In numerous resolutions, they express their profound distress at crimes against humanity taking into consideration the aerial bombardment of open civilian towns."
Iraq's reaction was to continue, and why not?
The same issues of the New York Times discussing the West's hand wringing also revealed that they were facing all bark and no bite.
"What the United States would do if the protest should go unheeded was not revealed."
As for the British, "At the moment it is inconceivable that Britain will do more than deliver protests."
"Her eyes are firmly fixed on Europe."
The slaughter was immortalized, but in fact that same month, one million American college students had shut down campuses across the country in the forth annual "peace strike" as they recited the American version of the Oxford antiwar oath:
"I refuse to support the government of the United States in any war it may conduct."
Anyone have any idea what the above is?
Take out the two words Iraq and the UN, and replace them with the words Japan and the League of Nations, and there you have it.
The same Liberal Trash that we are still fighting today would have sent us into the abyss in WWII.

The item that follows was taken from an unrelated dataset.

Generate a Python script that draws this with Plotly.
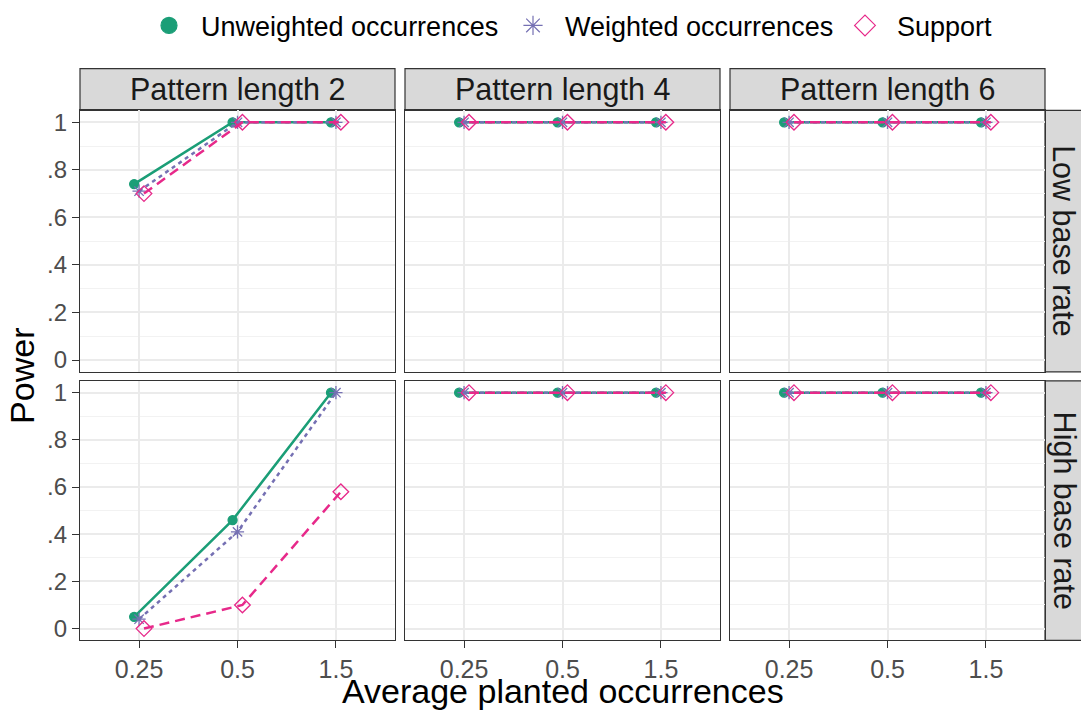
import plotly.graph_objects as go
from plotly.subplots import make_subplots

# ---- data ----
categories = ["0.25", "0.5", "1.5"]
pattern_lengths = ["Pattern length 2", "Pattern length 4", "Pattern length 6"]
base_rates = ["Low base rate", "High base rate"]
series_names = ["Unweighted occurrences", "Weighted occurrences", "Support"]

low_pl2_unweighted = [0.74, 1.00, 1.00]
low_pl2_weighted = [0.71, 1.00, 1.00]
low_pl2_support = [0.70, 1.00, 1.00]
low_pl4_unweighted = [1.00, 1.00, 1.00]
low_pl4_weighted = [1.00, 1.00, 1.00]
low_pl4_support = [1.00, 1.00, 1.00]
low_pl6_unweighted = [1.00, 1.00, 1.00]
low_pl6_weighted = [1.00, 1.00, 1.00]
low_pl6_support = [1.00, 1.00, 1.00]

high_pl2_unweighted = [0.05, 0.46, 1.00]
high_pl2_weighted = [0.04, 0.41, 1.00]
high_pl2_support = [0.00, 0.10, 0.58]
high_pl4_unweighted = [1.00, 1.00, 1.00]
high_pl4_weighted = [1.00, 1.00, 1.00]
high_pl4_support = [1.00, 1.00, 1.00]
high_pl6_unweighted = [1.00, 1.00, 1.00]
high_pl6_weighted = [1.00, 1.00, 1.00]
high_pl6_support = [1.00, 1.00, 1.00]

y_ticks = [0, 0.2, 0.4, 0.6, 0.8, 1.0]
y_ticklabels = ["0", ".2", ".4", ".6", ".8", "1"]

grid = [
    [[low_pl2_unweighted, low_pl2_weighted, low_pl2_support],
     [low_pl4_unweighted, low_pl4_weighted, low_pl4_support],
     [low_pl6_unweighted, low_pl6_weighted, low_pl6_support]],
    [[high_pl2_unweighted, high_pl2_weighted, high_pl2_support],
     [high_pl4_unweighted, high_pl4_weighted, high_pl4_support],
     [high_pl6_unweighted, high_pl6_weighted, high_pl6_support]],
]

# ---- styles ----
colors = ["#1b9e77", "#7570b3", "#e7298a"]
dashes = ["solid", "4px,4px", "10px,6px"]
symbols = ["circle", "asterisk-open", "diamond-open"]
msizes = [9, 11, 12]
legend_sizes = [16, 16, 16]
dodge = [-0.05, 0.0, 0.05]

W, H = 1081, 711
col_px = [(80, 395), (405, 720), (730, 1045)]
row_px = [(109, 372), (381, 642)]
strip_top = 67
right_strip = (1045, 1085)
legend_symbol_px = [169, 533, 865]

fig = make_subplots(rows=2, cols=3)

for r in range(2):
    for c in range(3):
        for s in range(3):
            vals = grid[r][c][s]
            xs = [i + 1 + dodge[s] for i in range(len(categories))]
            fig.add_trace(go.Scatter(
                x=xs, y=vals, mode="lines+markers",
                line=dict(color=colors[s], width=2.5, dash=dashes[s]),
                marker=dict(symbol=symbols[s], size=msizes[s], color=colors[s],
                            line=dict(color=colors[s], width=1.3)),
                showlegend=False, name=series_names[s], cliponaxis=False,
            ), row=r + 1, col=c + 1)

font_family = "Liberation Sans, Arial, sans-serif"
legend_names = ["legend", "legend2", "legend3"]

# legend-only traces, one legend each so spacing can match
for s in range(3):
    fig.add_trace(go.Scatter(
        x=[None], y=[None], mode="markers", name=series_names[s],
        marker=dict(symbol=symbols[s], size=legend_sizes[s], color=colors[s],
                    line=dict(color=colors[s], width=1.2)),
        showlegend=True, legend=legend_names[s],
    ), row=1, col=1)

axis_common = dict(showline=True, mirror=True, linecolor="#333333", linewidth=1.2,
                   gridcolor="#ebebeb", gridwidth=1.6, zeroline=False,
                   ticks="outside", ticklen=7, tickcolor="#333333", tickwidth=1.2)

for r in range(2):
    for c in range(3):
        idx = r * 3 + c + 1
        xa = "xaxis" if idx == 1 else f"xaxis{idx}"
        ya = "yaxis" if idx == 1 else f"yaxis{idx}"
        x0, x1 = col_px[c]
        y0, y1 = row_px[r]
        fig.layout[xa].update(
            domain=[x0 / W, x1 / W], range=[0.4, 3.6],
            tickvals=[1, 2, 3], ticktext=categories,
            showticklabels=(r == 1),
            tickfont=dict(family=font_family, size=25, color="#4d4d4d"),
            **axis_common)
        if r == 0:
            fig.layout[xa].update(ticks="")
        fig.layout[ya].update(
            domain=[1 - y1 / H, 1 - y0 / H], range=[-0.05, 1.05],
            tickvals=y_ticks, ticktext=y_ticklabels,
            showticklabels=(c == 0),
            tickfont=dict(family=font_family, size=24, color="#4d4d4d"),
            minor=dict(tickvals=[0.1, 0.3, 0.5, 0.7, 0.9], showgrid=True,
                       gridcolor="#f2f2f2", gridwidth=1.0, ticks=""),
            **axis_common)
        if c != 0:
            fig.layout[ya].update(ticks="")

shapes = []
annotations = []
strip_font = dict(family=font_family, size=30.5, color="#1a1a1a")
for c in range(3):
    x0, x1 = col_px[c]
    shapes.append(dict(type="rect", xref="paper", yref="paper",
                       x0=x0 / W, x1=x1 / W, y0=1 - row_px[0][0] / H, y1=1 - strip_top / H,
                       fillcolor="#d9d9d9", line=dict(color="#333333", width=1.2), layer="below"))
    annotations.append(dict(text=pattern_lengths[c], xref="paper", yref="paper",
                            x=(x0 + x1) / 2 / W, y=1 - (strip_top + row_px[0][0]) / 2 / H,
                            showarrow=False, font=strip_font, xanchor="center", yanchor="middle"))
for r in range(2):
    y0, y1 = row_px[r]
    shapes.append(dict(type="rect", xref="paper", yref="paper",
                       x0=right_strip[0] / W, x1=right_strip[1] / W, y0=1 - y1 / H, y1=1 - y0 / H,
                       fillcolor="#d9d9d9", line=dict(color="#333333", width=1.2), layer="below"))
    annotations.append(dict(text=base_rates[r], xref="paper", yref="paper",
                            x=1064 / W, y=1 - (y0 + y1) / 2 / H, textangle=90,
                            showarrow=False, font=strip_font, xanchor="center", yanchor="middle"))

title_font = dict(family=font_family, size=34, color="#000000")
annotations.append(dict(text="Average planted occurrences", xref="paper", yref="paper",
                        x=(80 + 1045) / 2 / W, y=1 - 693 / H, showarrow=False,
                        font=title_font, xanchor="center", yanchor="middle"))
annotations.append(dict(text="Power", xref="paper", yref="paper",
                        x=22 / W, y=1 - 376 / H, showarrow=False, textangle=-90,
                        font=title_font, xanchor="center", yanchor="middle"))

legend_font = dict(family=font_family, size=27, color="#000000")
iw = 54
layout_legends = {}
for s in range(3):
    layout_legends[legend_names[s]] = dict(
        orientation="h", x=(legend_symbol_px[s] - iw / 2 - 5) / W, xanchor="left",
        y=1 - 24 / H, yanchor="middle", font=legend_font, itemwidth=iw,
        bgcolor="rgba(0,0,0,0)", borderwidth=0)

fig.update_layout(
    width=W, height=H,
    margin=dict(l=0, r=0, t=0, b=0),
    paper_bgcolor="white", plot_bgcolor="white",
    shapes=shapes, annotations=annotations,
    font=dict(family=font_family),
    **layout_legends,
)

fig.write_html("out.html")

*Taken from page 43, Flyboys, excerpted "campaign of death and terror" New York Times, September 24, 1937
What has changed is that we were attacked on September 11 2001. We were not yet attacked in 1937 when your quotes were made. Pearl Harbor did not come until 4 years later, and the reluctance of these students (and much of the then Republican party, led by Taft) was probably understandable. That said, the statement about not supporting the government of the US in a war effort is not defensible.